Prompt>
Exactly retype the lines from the top of the data through the line containing "var y = d3.scaleLinear().domain([0, 5.6]).range([plotB, plotT]);", leaving out every picture.

Dataset excerpt>
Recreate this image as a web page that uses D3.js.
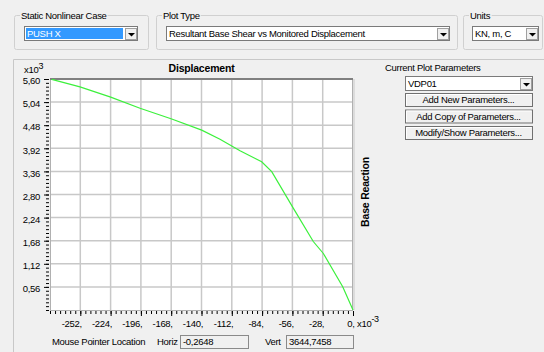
<!DOCTYPE html>
<html>
<head>
<meta charset="utf-8">
<script src="https://cdn.jsdelivr.net/npm/d3@7/dist/d3.min.js"></script>
<style>
  body { margin: 0; background: #f0f0f0; }
  svg { display: block; font-family: "Liberation Sans", Arial, sans-serif; font-size: 9.5px; letter-spacing: -0.3px; }
</style>
</head>
<body>
<svg id="chart" width="544" height="352"></svg>
<script>
// pushover curve, displacement in 1e-3 m, base reaction in 1e3 kN
var displacement = [0, -9.5, -27.4, -36.7, -55.2, -75.1, -84.4, -104.4, -122.9, -139.8, -167.5, -196.8, -223.9, -252.3, -278.4];
var baseReaction = [0, 0.565, 1.37, 1.66, 2.47, 3.353, 3.595, 3.86, 4.14, 4.36, 4.63, 4.89, 5.16, 5.41, 5.59];

var xTicks = [-252, -224, -196, -168, -140, -112, -84, -56, -28, 0];
var yTicks = [0.56, 1.12, 1.68, 2.24, 2.80, 3.36, 3.92, 4.48, 5.04, 5.60];
var buttonLabels = ["Add New Parameters...", "Add Copy of Parameters...", "Modify/Show Parameters..."];

var svg = d3.select("#chart");

var plotL = 50, plotR = 353, plotT = 79, plotB = 310;

var x = d3.scaleLinear().domain([-280, 0]).range([plotL, plotR]);
var y = d3.scaleLinear().domain([0, 5.6]).range([plotB, plotT]);

// --- helpers for the dialog widgets
function groupBox(x0, y0, w, h, label) {
  svg.append("rect")
    .attr("x", x0 + 0.5).attr("y", y0 + 0.5)
    .attr("width", w).attr("height", h)
    .attr("rx", 2)
    .attr("fill", "none")
    .attr("stroke", "#d0d0d0");
  var t = svg.append("text")
    .attr("x", x0 + 7).attr("y", y0 + 4)
    .attr("fill", "#000")
    .text(label);
  var bb = t.node().getBBox();
  svg.insert("rect", "text:last-of-type")
    .attr("x", bb.x - 1).attr("y", y0 - 2)
    .attr("width", bb.width + 2).attr("height", 5)
    .attr("fill", "#f0f0f0");
}

function dropButton(x0, y0, w, h) {
  svg.append("rect")
    .attr("x", x0 + 0.5).attr("y", y0 + 0.5)
    .attr("width", w - 1).attr("height", h - 1)
    .attr("fill", "#f0f0f0")
    .attr("stroke", "#a0a0a0");
  var cx = x0 + w / 2, cy = y0 + h / 2;
  svg.append("path")
    .attr("d", "M" + (cx - 3) + "," + (cy - 1) + "h7l-3.5,3.5z")
    .attr("fill", "#000");
}

function comboBox(x0, y0, w, h, label, selected) {
  svg.append("rect")
    .attr("x", x0 + 0.5).attr("y", y0 + 0.5)
    .attr("width", w).attr("height", h)
    .attr("fill", "#fff")
    .attr("stroke", "#7a7a7a");
  if (selected) {
    svg.append("rect")
      .attr("x", x0 + 2).attr("y", y0 + 2)
      .attr("width", w - 16).attr("height", h - 3)
      .attr("fill", "#3399ff");
  }
  svg.append("text")
    .attr("x", x0 + 3).attr("y", y0 + h / 2 + 3.5)
    .attr("fill", selected ? "#fff" : "#000")
    .text(label);
  dropButton(x0 + w - 12, y0 + 2, 12, h - 2);
}

function button(x0, y0, w, h, label) {
  svg.append("rect")
    .attr("x", x0 + 0.5).attr("y", y0 + 0.5)
    .attr("width", w).attr("height", h)
    .attr("fill", "#f0f0f0")
    .attr("stroke", "#707070");
  svg.append("path")
    .attr("d", "M" + (x0 + 1.5) + "," + (y0 + h - 0.5) + "V" + (y0 + 1.5) + "H" + (x0 + w - 0.5))
    .attr("fill", "none")
    .attr("stroke", "#fff");
  svg.append("text")
    .attr("x", x0 + w / 2).attr("y", y0 + h / 2 + 3.5)
    .attr("text-anchor", "middle")
    .text(label);
}

function textBox(x0, y0, w, h, label) {
  svg.append("rect")
    .attr("x", x0 + 0.5).attr("y", y0 + 0.5)
    .attr("width", w).attr("height", h)
    .attr("fill", "#f0f0f0")
    .attr("stroke", "#8a8a8a");
  svg.append("text")
    .attr("x", x0 + 3).attr("y", y0 + h / 2 + 3.5)
    .text(label);
}

// --- top controls
groupBox(14, 15, 134, 34, "Static Nonlinear Case");
comboBox(24, 26, 113, 14, "PUSH X", true);

groupBox(156, 15, 301, 34, "Plot Type");
comboBox(166, 26, 283, 14, "Resultant Base Shear vs Monitored Displacement", false);

groupBox(463, 15, 79, 34, "Units");
comboBox(472, 26, 66, 14, "KN, m, C", false);

// frame round the plot panel
svg.append("path")
  .attr("d", "M13.5,352V59.5H544")
  .attr("fill", "none")
  .attr("stroke", "#c8c8c8");

// --- plot area
svg.append("rect")
  .attr("x", plotL).attr("y", plotT)
  .attr("width", plotR - plotL).attr("height", plotB - plotT)
  .attr("fill", "#fff");

svg.append("g")
  .selectAll("line")
  .data(xTicks.slice(0, -1))
  .enter().append("line")
  .attr("x1", function (d) { return x(d); })
  .attr("x2", function (d) { return x(d); })
  .attr("y1", plotT).attr("y2", plotB)
  .attr("stroke", "#c8c8c8")
  .attr("stroke-width", 1.5);

svg.append("g")
  .selectAll("line")
  .data(yTicks.slice(0, -1))
  .enter().append("line")
  .attr("x1", plotL).attr("x2", plotR)
  .attr("y1", function (d) { return y(d); })
  .attr("y2", function (d) { return y(d); })
  .attr("stroke", "#c8c8c8")
  .attr("stroke-width", 1.5);

// border: top dark, others light
svg.append("rect")
  .attr("x", plotL + 0.5).attr("y", plotT + 0.5)
  .attr("width", plotR - plotL - 1).attr("height", plotB - plotT)
  .attr("fill", "none")
  .attr("stroke", "#b0b0b0");
svg.append("line")
  .attr("x1", plotL).attr("x2", plotR)
  .attr("y1", plotT).attr("y2", plotT)
  .attr("stroke", "#808080")
  .attr("stroke-width", 2);
svg.append("line")
  .attr("x1", plotR + 1).attr("x2", plotR + 1)
  .attr("y1", plotT).attr("y2", plotB)
  .attr("stroke", "#dcdcdc")
  .attr("stroke-width", 2);

// curve
var pts = displacement.map(function (d, i) { return [d, baseReaction[i]]; });
var line = d3.line()
  .x(function (d) { return x(d[0]); })
  .y(function (d) { return y(d[1]); });

svg.append("path")
  .datum(pts)
  .attr("d", line)
  .attr("fill", "none")
  .attr("stroke", "#3cf03c")
  .attr("stroke-width", 1.2);

// --- axes
var fmtX = function (d) { return d + ","; };
var fmtY = function (d) { return d.toFixed(2).replace(".", ","); };

var xMinor = d3.axisBottom(x).tickValues(d3.range(-280, 0.001, 28 / 6)).tickSize(3).tickFormat("");
var xMajor = d3.axisBottom(x).tickValues(xTicks).tickSize(5).tickPadding(4).tickFormat(fmtX);

var gxm = svg.append("g").attr("transform", "translate(0," + (plotB + 1) + ")").call(xMinor);
var gx = svg.append("g").attr("transform", "translate(0," + (plotB + 1) + ")").call(xMajor);
[gxm, gx].forEach(function (g) {
  g.select(".domain").remove();
  g.selectAll("line").attr("stroke", "#000");
});
gx.attr("font-family", null).attr("font-size", null);
gx.selectAll("text")
  .attr("text-anchor", "end")
  .attr("dx", "1")
  .attr("fill", "#000");

var yMinor = d3.axisLeft(y).tickValues(d3.range(0, 5.6001, 0.56 / 6)).tickSize(3).tickFormat("");
var yMajor = d3.axisLeft(y).tickValues(yTicks).tickSize(5).tickPadding(4).tickFormat(fmtY);

var gym = svg.append("g").attr("transform", "translate(" + (plotL - 1) + ",0)").call(yMinor);
var gy = svg.append("g").attr("transform", "translate(" + (plotL - 1) + ",0)").call(yMajor);
[gym, gy].forEach(function (g) {
  g.select(".domain").remove();
  g.selectAll("line").attr("stroke", "#000");
});
gy.attr("font-family", null).attr("font-size", null);
gy.selectAll("text").attr("fill", "#000").attr("dy", "0.5em");

// axis multipliers
var ym = svg.append("text").attr("x", 24).attr("y", 73);
ym.append("tspan").text("x10");
ym.append("tspan").attr("dy", -4).attr("font-size", 9).text("3");

var xm = svg.append("text").attr("x", 357).attr("y", 327);
xm.append("tspan").text("x10");
xm.append("tspan").attr("dy", -5).attr("font-size", 9).text("-3");

// titles
svg.append("text")
  .attr("x", (plotL + plotR) / 2).attr("y", 72)
  .attr("text-anchor", "middle")
  .attr("font-weight", "bold")
  .attr("font-size", 10.5)
  .attr("letter-spacing", "-0.2px")
  .text("Displacement");

svg.append("text")
  .attr("transform", "translate(369,192) rotate(-90)")
  .attr("text-anchor", "middle")
  .attr("font-weight", "bold")
  .attr("font-size", 10.5)
  .attr("letter-spacing", "-0.2px")
  .text("Base Reaction");

// --- right panel
svg.append("text").attr("x", 385).attr("y", 71).text("Current Plot Parameters");
comboBox(405, 76, 127, 14, "VDP01", false);

buttonLabels.forEach(function (d, i) {
  button(405, 93 + i * 16.5, 127, 13, d);
});

// --- bottom status
svg.append("text").attr("x", 52).attr("y", 345).text("Mouse Pointer Location");
svg.append("text").attr("x", 157).attr("y", 345).text("Horiz");
textBox(180, 335, 68, 13, "-0,2648");
svg.append("text").attr("x", 265).attr("y", 345).text("Vert");
textBox(286, 335, 67, 13, "3644,7458");
</script>
</body>
</html>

Completed exercise>
Recreate this image as a web page that uses D3.js.
<!DOCTYPE html>
<html>
<head>
<meta charset="utf-8">
<script src="https://cdn.jsdelivr.net/npm/d3@7/dist/d3.min.js"></script>
<style>
  body { margin: 0; background: #f0f0f0; }
  svg { display: block; font-family: "Liberation Sans", Arial, sans-serif; font-size: 9.5px; letter-spacing: -0.3px; }
</style>
</head>
<body>
<svg id="chart" width="544" height="352"></svg>
<script>
// pushover curve, displacement in 1e-3 m, base reaction in 1e3 kN
var displacement = [0, -9.5, -27.4, -36.7, -55.2, -75.1, -84.4, -104.4, -122.9, -139.8, -167.5, -196.8, -223.9, -252.3, -278.4];
var baseReaction = [0, 0.565, 1.37, 1.66, 2.47, 3.353, 3.595, 3.86, 4.14, 4.36, 4.63, 4.89, 5.16, 5.41, 5.59];

var xTicks = [-252, -224, -196, -168, -140, -112, -84, -56, -28, 0];
var yTicks = [0.56, 1.12, 1.68, 2.24, 2.80, 3.36, 3.92, 4.48, 5.04, 5.60];
var buttonLabels = ["Add New Parameters...", "Add Copy of Parameters...", "Modify/Show Parameters..."];

var svg = d3.select("#chart");

var plotL = 50, plotR = 353, plotT = 79, plotB = 310;

var x = d3.scaleLinear().domain([-280, 0]).range([plotL, plotR]);
var y = d3.scaleLinear().domain([0, 5.6]).range([plotB, plotT]);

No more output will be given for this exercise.